» What is expected
Write out the full listing exactly as given, minus the images.

== == ==

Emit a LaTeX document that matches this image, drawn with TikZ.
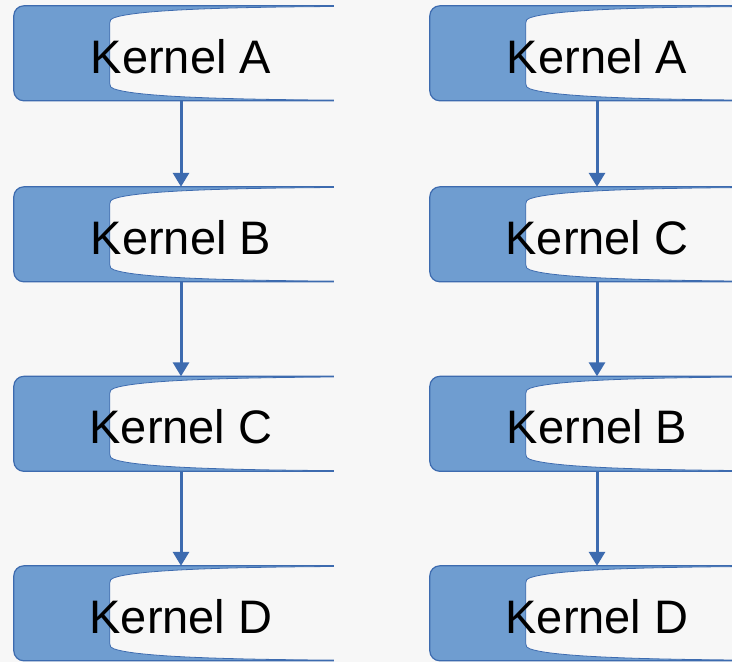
\documentclass[tikz,border=0pt]{standalone}
\usepackage{fontspec}
\setmainfont{Liberation Sans}
\usetikzlibrary{arrows.meta,backgrounds}
\definecolor{pagebg}{HTML}{F7F7F7}
\definecolor{kfill}{HTML}{6F9DD0}
\definecolor{kline}{HTML}{3D6BAF}
\tikzset{
  kernel/.style={minimum width=334pt, minimum height=95pt, inner sep=0pt,
    text height=39pt, text depth=0pt, font=\fontsize{47}{50}\selectfont},
  flow/.style={draw=kline, line width=3pt, -{Triangle[width=16pt,length=14pt]}},
  tabedge/.style={draw=kline, line width=1.2pt},
  slot/.style={fill=pagebg, draw=kline, line width=0.8pt},
}
% tab-shaped background behind a kernel node: blue rounded tab with a light slot
\newcommand\kernelshape[1]{%
  \begin{scope}[shift={(#1.north west)}]
    \fill[kfill] (320,0) -- (10,0) .. controls (4.5,0) and (0,4.5) .. (0,10)
      -- (0,85) .. controls (0,90.5) and (4.5,95) .. (10,95) -- (320,95) -- cycle;
    \path[slot] (320,0.7) .. controls (190,1.5) and (120,5) .. (100,12)
      .. controls (97,13) and (96,14.5) .. (96,17) -- (96,78)
      .. controls (96,80.5) and (97,82) .. (100,83)
      .. controls (120,90) and (190,93.5) .. (320,94.3);
    \draw[tabedge] (320,0) -- (10,0) .. controls (4.5,0) and (0,4.5) .. (0,10)
      -- (0,85) .. controls (0,90.5) and (4.5,95) .. (10,95) -- (320,95);
  \end{scope}}
\begin{document}
\begin{tikzpicture}[x=1pt,y=-1pt]
  \useasboundingbox (0,0) rectangle (732,662);

  % left sequence
  \node[kernel] (L1) at (181,53.5) {Kernel A};
  \node[kernel] (L2) at (181,234.5) {Kernel B};
  \node[kernel] (L3) at (181,424) {Kernel C};
  \node[kernel] (L4) at (181,613.5) {Kernel D};
  % right sequence
  \node[kernel] (R1) at (597,53.5) {Kernel A};
  \node[kernel] (R2) at (597,234.5) {Kernel C};
  \node[kernel] (R3) at (597,424) {Kernel B};
  \node[kernel] (R4) at (597,613.5) {Kernel D};

  \begin{pgfonlayer}{background}
    \clip (0,0) rectangle (732,662);
    \fill[pagebg] (0,0) rectangle (732,662);
    \foreach \n in {L1,L2,L3,L4,R1,R2,R3,R4} {\kernelshape{\n}}
  \end{pgfonlayer}

  \draw[flow] (L1) -- (L2);
  \draw[flow] (L2) -- (L3);
  \draw[flow] (L3) -- (L4);
  \draw[flow] (R1) -- (R2);
  \draw[flow] (R2) -- (R3);
  \draw[flow] (R3) -- (R4);
\end{tikzpicture}
\end{document}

== == ==

» Correct output
Emit a LaTeX document that matches this image, drawn with TikZ.
\documentclass[tikz,border=0pt]{standalone}
\usepackage{fontspec}
\setmainfont{Liberation Sans}
\usetikzlibrary{arrows.meta,backgrounds}
\definecolor{pagebg}{HTML}{F7F7F7}
\definecolor{kfill}{HTML}{6F9DD0}
\definecolor{kline}{HTML}{3D6BAF}
\tikzset{
  kernel/.style={minimum width=334pt, minimum height=95pt, inner sep=0pt,
    text height=39pt, text depth=0pt, font=\fontsize{47}{50}\selectfont},
  flow/.style={draw=kline, line width=3pt, -{Triangle[width=16pt,length=14pt]}},
  tabedge/.style={draw=kline, line width=1.2pt},
  slot/.style={fill=pagebg, draw=kline, line width=0.8pt},
}
% tab-shaped background behind a kernel node: blue rounded tab with a light slot
\newcommand\kernelshape[1]{%
  \begin{scope}[shift={(#1.north west)}]
    \fill[kfill] (320,0) -- (10,0) .. controls (4.5,0) and (0,4.5) .. (0,10)
      -- (0,85) .. controls (0,90.5) and (4.5,95) .. (10,95) -- (320,95) -- cycle;
    \path[slot] (320,0.7) .. controls (190,1.5) and (120,5) .. (100,12)
      .. controls (97,13) and (96,14.5) .. (96,17) -- (96,78)
      .. controls (96,80.5) and (97,82) .. (100,83)
      .. controls (120,90) and (190,93.5) .. (320,94.3);
    \draw[tabedge] (320,0) -- (10,0) .. controls (4.5,0) and (0,4.5) .. (0,10)
      -- (0,85) .. controls (0,90.5) and (4.5,95) .. (10,95) -- (320,95);
  \end{scope}}
\begin{document}
\begin{tikzpicture}[x=1pt,y=-1pt]
  \useasboundingbox (0,0) rectangle (732,662);

  % left sequence
  \node[kernel] (L1) at (181,53.5) {Kernel A};
  \node[kernel] (L2) at (181,234.5) {Kernel B};
  \node[kernel] (L3) at (181,424) {Kernel C};
  \node[kernel] (L4) at (181,613.5) {Kernel D};
  % right sequence
  \node[kernel] (R1) at (597,53.5) {Kernel A};
  \node[kernel] (R2) at (597,234.5) {Kernel C};
  \node[kernel] (R3) at (597,424) {Kernel B};
  \node[kernel] (R4) at (597,613.5) {Kernel D};

  \begin{pgfonlayer}{background}
    \clip (0,0) rectangle (732,662);
    \fill[pagebg] (0,0) rectangle (732,662);
    \foreach \n in {L1,L2,L3,L4,R1,R2,R3,R4} {\kernelshape{\n}}
  \end{pgfonlayer}

  \draw[flow] (L1) -- (L2);
  \draw[flow] (L2) -- (L3);
  \draw[flow] (L3) -- (L4);
  \draw[flow] (R1) -- (R2);
  \draw[flow] (R2) -- (R3);
  \draw[flow] (R3) -- (R4);
\end{tikzpicture}
\end{document}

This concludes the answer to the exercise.